Anyone who associates Angela Lansbury with Jessica Fletcher – and let’s face it, who doesn’t? – is probably pretty shocked by how gorgeous she was in her younger days. I know I was. She and her mother and brother moved to L.A. in the early ’40s when her mother, actress Moyna Macgill, decided to seek work there. A former resident of England, Angela’s mother often held parties and get-togethers for British actors and actresses who had come to L.A. to make it big just like she had. It was at one of these little shindigs that she met an actor who introduced her to a casting director who ended up putting Angela in The Picture of Dorian Gray and Gaslight. Both performances earned her Oscar nominations, so Angela was a sought-after actress right from her debut in Hollywood. Since then she’s done everything from playing a singing baker who specializes in people pies (Mrs. Lovett in Sweeney Todd) to voicing an animated tea pot (Mrs. Potts in Beauty and the Beast. And there’s obviously her Murder She Wrote streak – 12 Emmy noms in as many years. The picture is from 1943′s Samson and Delilah, which starred Hedy Lamarr. She would have been 18 or 19 at the time.

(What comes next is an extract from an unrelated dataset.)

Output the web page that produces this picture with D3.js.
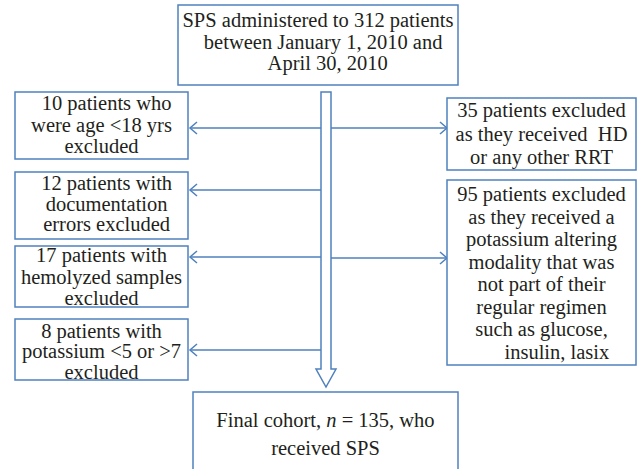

These days, 98-year-old Gloria Stuart is best known for playing the older version of Rose in 1997′s Titanic, but she made her movie debut more than 60 years earlier. She graduated from Santa Monica High School in 1927 and immediately took up at the Pasadena Playhouse, where she was “discovered.” She was selected as a WAMPAS (Western Association of Motion Picture Advertisers) Baby Star in 1932 along with Ginger Rogers. She played Flora Cranley opposite Claude Rains in The Invisible Man (and received top billing!) and was a founding member of the Screen Actors Guild. By the end of the ’30s she had been in more than 40 films and was ready for a break; she took up oil painting and was good enough to book one-woman shows in galleries in New York. Gloria didn’t come back to the industry until the 1975 made-for-TV movie The Legend of Lizzie Borden – the one with Elizabeth Montgomery as Lizzie. It wasn’t until she played Rose in Titanic, though, that she really came back to light as an actress. She became the oldest person to ever be nominated for a non-honorary Oscar, but she lost out to Kim Basinger for L.A. Confidential. She’s still around today and is good friends with Olivia de Havilland – she, Oliva, Joan Fontaine, Shirley Temple, Maureen O’Hara, Deanna Durbin and Luise Rainer are the last of the big female stars from the ’30s.
We can’t forget the other surviving Golden Girl, Miss Blanche Devereaux herself. Rue hails from Healdton, Oklahoma, and headed to New York to make her name on Broadway after she graduated from the University of Tulsa in 1957. She starred in a couple of B movies during the ’60s but really gained notoriety as Caroline Johnson on Another World in 1970. She and Bea Arthur first teamed up in 1972 on Maude and was on the first few seasons of Mama’s Family with Betty White, the Girls were all familiar with one another by the time Golden Girls rolled around in 1985. She’s still quite active today, appearing in various Broadway roles and TV guest spots. And she’s still pretty!